MUNICH -- BMW was the hardest hit in May among Germany’s slumping premium brands. The Munich-based automaker’s sales fell 15.3 percent to 53,354 units last month, according to statistics from the European car manufacturers association, ACEA.
BMW has reported nine consecutive month-on-month sale declines.
The good news is that BMW’s May decline was its lowest in 2009 and much better than its 33.0 percent drop in April.
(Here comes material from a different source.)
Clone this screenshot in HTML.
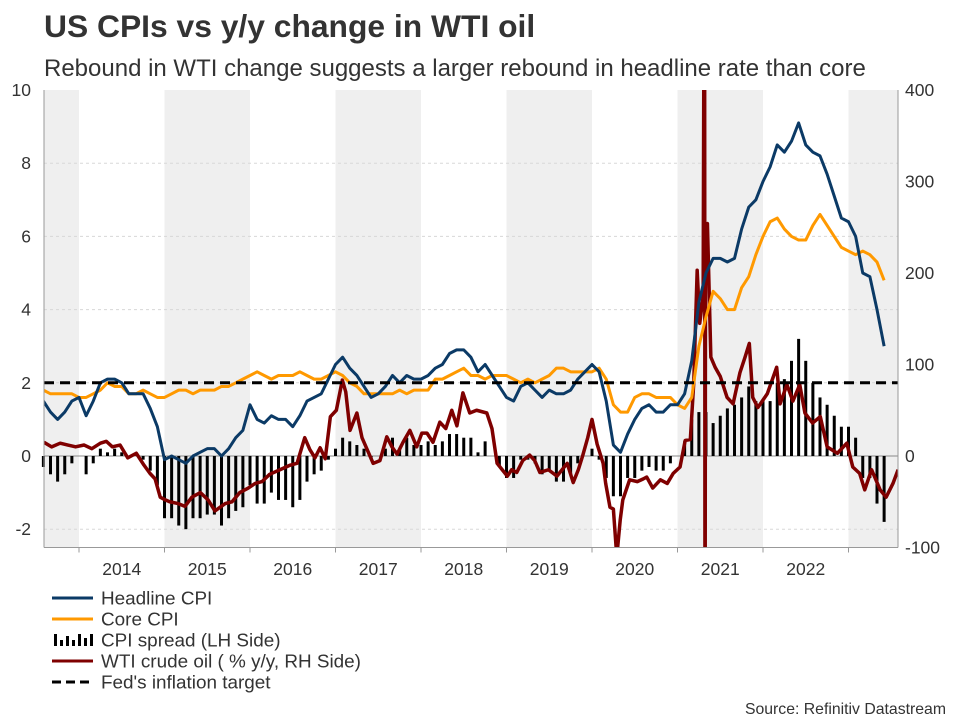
<!DOCTYPE html>
<html><head><meta charset="utf-8">
<style>
body{margin:0;background:#fff;width:960px;height:720px;overflow:hidden;font-family:"Liberation Sans",Arial,sans-serif;}
svg text{font-family:"Liberation Sans",Arial,sans-serif;}
</style></head>
<body>
<svg id="chart" width="960" height="720" viewBox="0 0 960 720">
<text x="44" y="37" font-size="31.8" font-weight="bold" fill="#333">US CPIs vs y/y change in WTI oil</text>
<text x="44" y="76" font-size="24" fill="#333">Rebound in WTI change suggests a larger rebound in headline rate than core</text>
<g id="bands"></g><g id="grid"></g><g id="bars"></g><g id="lines"></g><g id="axes"></g>
<g>
<line x1="52" y1="598" x2="93" y2="598" stroke="#0b3a66" stroke-width="3"/>
<text x="101" y="604.5" font-size="18.9" fill="#333">Headline CPI</text>
<line x1="52" y1="619" x2="93" y2="619" stroke="#ff9900" stroke-width="3"/>
<text x="101" y="625.5" font-size="18.9" fill="#333">Core CPI</text>
<g fill="#000">
<rect x="54" y="634" width="3" height="12"/><rect x="60" y="640" width="3" height="6"/><rect x="66" y="636" width="3" height="10"/><rect x="72" y="640" width="3" height="6"/><rect x="78" y="634" width="3" height="12"/><rect x="84" y="638" width="3" height="8"/><rect x="90" y="634" width="3" height="12"/></g>
<text x="101" y="646.5" font-size="18.9" fill="#333">CPI spread (LH Side)</text>
<line x1="52" y1="661" x2="93" y2="661" stroke="#7f0000" stroke-width="3"/>
<text x="101" y="667.5" font-size="18.9" fill="#333">WTI crude oil ( % y/y, RH Side)</text>
<line x1="52" y1="682" x2="93" y2="682" stroke="#000" stroke-width="3" stroke-dasharray="9,5"/>
<text x="101" y="688.5" font-size="18.9" fill="#333">Fed's inflation target</text>
</g>
<text x="946" y="714" font-size="15.8" fill="#333" text-anchor="end">Source: Refinitiv Datastream</text>
</svg>
<script>
const startYear = 2013 + 7/12; // Aug 2013, monthly CPI data
const headline = [1.5,1.2,1.0,1.2,1.5,
1.6,1.1,1.5,2.0,2.1,2.1,2.0,1.7,1.7,1.7,1.3,0.8,
-0.1,0.0,-0.1,-0.2,0.0,0.1,0.2,0.2,0.0,0.2,0.5,0.7,
1.4,1.0,0.9,1.1,1.0,1.0,0.8,1.1,1.5,1.6,1.7,2.1,
2.5,2.7,2.4,2.2,1.9,1.6,1.7,1.9,2.2,2.0,2.2,2.1,
2.1,2.2,2.4,2.5,2.8,2.9,2.9,2.7,2.3,2.5,2.2,1.9,
1.6,1.5,1.9,2.0,1.8,1.6,1.8,1.7,1.7,1.8,2.1,2.3,
2.5,2.3,1.5,0.3,0.1,0.6,1.0,1.3,1.4,1.2,1.2,1.4,
1.4,1.7,2.6,4.2,5.0,5.4,5.4,5.3,5.4,6.2,6.8,7.0,
7.5,7.9,8.5,8.3,8.6,9.1,8.5,8.3,8.2,7.7,7.1,6.5,
6.4,6.0,5.0,4.9,4.0,3.0];
const core = [1.8,1.7,1.7,1.7,1.7,
1.6,1.6,1.7,1.8,2.0,1.9,1.9,1.7,1.7,1.8,1.7,1.6,
1.6,1.7,1.8,1.8,1.7,1.8,1.8,1.8,1.9,1.9,2.0,2.1,
2.2,2.3,2.2,2.1,2.2,2.2,2.2,2.3,2.2,2.1,2.1,2.2,
2.3,2.2,2.0,1.9,1.7,1.7,1.7,1.7,1.7,1.8,1.7,1.8,
1.8,1.8,2.1,2.1,2.2,2.3,2.4,2.2,2.2,2.1,2.2,2.2,
2.2,2.1,2.0,2.1,2.0,2.1,2.2,2.4,2.4,2.3,2.3,2.3,
2.3,2.4,2.1,1.4,1.2,1.2,1.6,1.7,1.7,1.6,1.6,1.6,
1.4,1.3,1.6,3.0,3.8,4.5,4.3,4.0,4.0,4.6,4.9,5.5,
6.0,6.4,6.5,6.2,6.0,5.9,5.9,6.3,6.6,6.3,6.0,5.7,
5.6,5.5,5.6,5.5,5.3,4.8];
const spread = [-0.3,-0.5,-0.7,-0.5,-0.2,
0.0,-0.5,-0.2,0.2,0.1,0.2,0.1,0.0,0.0,-0.1,-0.4,-0.8,
-1.7,-1.7,-1.9,-2.0,-1.7,-1.7,-1.6,-1.6,-1.9,-1.7,-1.5,-1.4,
-0.8,-1.3,-1.3,-1.0,-1.2,-1.2,-1.4,-1.2,-0.7,-0.5,-0.4,-0.1,
0.2,0.5,0.4,0.3,0.2,-0.1,0.0,0.2,0.5,0.2,0.5,0.3,
0.3,0.4,0.3,0.4,0.6,0.6,0.5,0.5,0.1,0.4,0.0,-0.3,
-0.6,-0.6,-0.1,-0.1,-0.2,-0.5,-0.4,-0.7,-0.7,-0.5,-0.2,0.0,
0.2,-0.1,-0.6,-1.1,-1.1,-0.6,-0.6,-0.4,-0.3,-0.4,-0.4,-0.2,
0.0,0.4,1.0,1.2,1.2,0.9,1.1,1.3,1.4,1.6,1.9,1.5,
1.5,1.5,2.0,2.1,2.6,3.2,2.6,2.0,1.6,1.4,1.1,0.8,
0.8,0.5,-0.6,-0.6,-1.3,-1.8];
const wtiDates = [2013.59,2013.68,2013.78,2013.87,2013.96,2014.06,2014.15,2014.25,2014.32,2014.39,2014.48,2014.57,2014.67,2014.76,2014.83,2014.89,2014.95,
2015.01,2015.06,2015.16,2015.24,2015.32,2015.42,2015.51,2015.59,2015.71,2015.79,2015.88,2015.98,
2016.06,2016.14,2016.23,2016.35,2016.47,2016.55,2016.64,2016.70,2016.76,2016.82,2016.88,2016.94,
2017.01,2017.08,2017.12,2017.17,2017.25,2017.31,2017.38,2017.44,2017.52,2017.60,2017.66,2017.72,2017.79,2017.87,2017.95,
2018.01,2018.07,2018.14,2018.22,2018.29,2018.36,2018.42,2018.49,2018.57,2018.65,2018.77,2018.83,2018.89,2018.95,
2019.01,2019.06,2019.12,2019.19,2019.27,2019.33,2019.39,2019.49,2019.59,2019.65,2019.71,2019.78,2019.84,2019.89,2019.95,
2020.00,2020.06,2020.13,2020.16,2020.21,2020.25,2020.29,2020.33,2020.36,2020.44,2020.53,2020.60,2020.64,2020.71,2020.80,2020.88,2020.95,
2021.03,2021.09,2021.15,2021.19,2021.23,2021.26,2021.30,2021.316,2021.322,2021.328,2021.35,2021.39,2021.44,2021.50,2021.58,2021.65,2021.73,2021.79,2021.84,2021.88,2021.94,
2022.05,2022.16,2022.20,2022.28,2022.35,2022.43,2022.49,2022.58,2022.67,2022.75,2022.87,2022.98,
2023.05,2023.13,2023.19,2023.27,2023.37,2023.44,2023.52,2023.58];
const wtiValues = [15,10,14,12,10,12,8,14,16,10,12,-2,3,-10,-19,-25,-45,
-48,-50,-52,-55,-45,-40,-48,-60,-52,-50,-40,-35,
-30,-28,-20,-15,-10,-8,20,7,-2,9,-3,43,
50,83,70,28,47,20,5,-8,-5,21,10,2,15,28,10,
25,25,15,37,30,50,33,69,47,50,47,30,-8,-15,
-22,-15,-18,-5,1,-5,-18,-15,-22,-15,-8,-29,-15,0,20,
40,13,-8,-30,-56,-58,-110,-70,-48,-26,-28,-25,-23,-35,-26,-30,-19,
-12,17,18,80,203,145,175,700,-300,250,254,108,97,87,64,57,91,108,123,64,53,
68,97,57,78,60,78,47,36,43,10,3,14,
-12,-19,-37,-15,-37,-45,-30,-15];
const fedTarget = 2;
const leftTicks = [-2,0,2,4,6,8,10];
const rightTicks = [-100,0,100,200,300,400];
const yearLabels = [2014,2015,2016,2017,2018,2019,2020,2021,2022];

const NS='http://www.w3.org/2000/svg';
const X0=44, X1=898, YT=90, YB=547.5;
const xT = t => 79 + (t-2014)*85.5;
const yL = v => 456 - v*36.6;
const yR = v => 456 - v*0.915;
const xM = i => xT(startYear + i/12);
function mk(tag, attrs, parent){const e=document.createElementNS(NS,tag);for(const k in attrs)e.setAttribute(k,attrs[k]);parent.appendChild(e);return e;}
const bands=document.getElementById('bands'), grid=document.getElementById('grid'), bars=document.getElementById('bars'), lines=document.getElementById('lines'), axes=document.getElementById('axes');

const defs=mk('defs',{},document.getElementById('chart'));
const cp=mk('clipPath',{id:'plotclip'},defs);
mk('rect',{x:X0,y:YT,width:X1-X0,height:YB-YT},cp);

for(let y=2013;y<=2023;y+=2){
  const a=Math.max(X0,xT(y)), b=Math.min(X1,xT(y+1));
  const r=mk('rect',{x:a,y:YT,width:b-a,height:YB-YT,fill:'#efefef'},bands);
  
  
}
leftTicks.forEach(v=>{
  if(v!==0 && v!==10){
    const l=mk('line',{x1:X0,x2:X1,y1:yL(v),y2:yL(v),stroke:'#d8d8d8','stroke-width':1,'stroke-dasharray':'3,3'},grid);
    
    
  }
  const t=mk('text',{x:31,y:yL(v)+6,'font-size':17.5,fill:'#333','text-anchor':'end'},axes);
  t.textContent=v;
  
  
});
rightTicks.forEach(v=>{
  const t=mk('text',{x:905,y:yR(v)+6,'font-size':17.5,fill:'#333'},axes);
  t.textContent=v;
  
  
});
const zl=mk('line',{x1:X0,x2:X1,y1:yL(0),y2:yL(0),stroke:'#888','stroke-width':1},grid);



spread.forEach((v,i)=>{
  const y0=yL(0), y1=yL(v);
  const r=mk('rect',{x:xM(i)-1.5,y:Math.min(y0,y1),width:3,height:Math.abs(y1-y0),fill:'#000'},bars);
  
  
});

function path(xs, ys, color, w, name){
  const d=xs.map((x,i)=>(i?'L':'M')+x.toFixed(2)+','+ys[i].toFixed(2)).join('');
  const p=mk('path',{d:d,fill:'none',stroke:color,'stroke-width':w,'stroke-linejoin':'round','clip-path':'url(#plotclip)'},lines);
  
  
}
path(wtiDates.map(xT), wtiValues.map(yR), '#7f0000', 3.5, 'wti-line');
path(core.map((v,i)=>xM(i)), core.map(yL), '#ff9900', 3, 'core-cpi-line');
path(headline.map((v,i)=>xM(i)), headline.map(yL), '#0b3a66', 3, 'headline-cpi-line');
const fl=mk('line',{x1:X0,x2:X1,y1:yL(fedTarget),y2:yL(fedTarget),stroke:'#000','stroke-width':3,'stroke-dasharray':'10,6'},lines);



const al=mk('line',{x1:X0,x2:X0,y1:YT,y2:YB,stroke:'#999','stroke-width':1},axes);


const ar=mk('line',{x1:X1,x2:X1,y1:YT,y2:YB,stroke:'#999','stroke-width':1},axes);


const ab=mk('line',{x1:X0,x2:X1,y1:YB,y2:YB,stroke:'#999','stroke-width':1},axes);


for(let y=2014;y<=2023;y++){
  const tk=mk('line',{x1:xT(y),x2:xT(y),y1:YB,y2:YB+5,stroke:'#999'},axes);
  
  
}
yearLabels.forEach(y=>{
  const t=mk('text',{x:xT(y+0.5),y:575,'font-size':17.5,fill:'#333','text-anchor':'middle'},axes);
  t.textContent=y;
  
  
});
</script>
</body></html>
Through five months, BMW is down 24.8 percent to 229,383. Those numbers leave it in third place behind Europe’s premium-sales leader Audi and No. 2 Mercedes-Benz. (Click on table, right)
The premium brands as a whole are struggling more than mass-market competitors such as Hyundai, Fiat and Dacia, which are benefiting most from scrapping incentives.
The British government last week said that its recently launched scrapping scheme, which gives customers a 2,000 pound (about $3,300) bonus for trading an old car for a new one, resulted in 60,000 new orders from April 22 to June 7. Hyundai told Reuters that it had 8,246 new orders during the period. That put it tops on the list followed by Ford Motor Co. with 8,050.
David Arnold, an auto sales specialist at Credit Suisse, said that premium makers will start to see their sales recover by the end of 2009 and in the beginning of 2010. That is when many of the scrapping programs will end.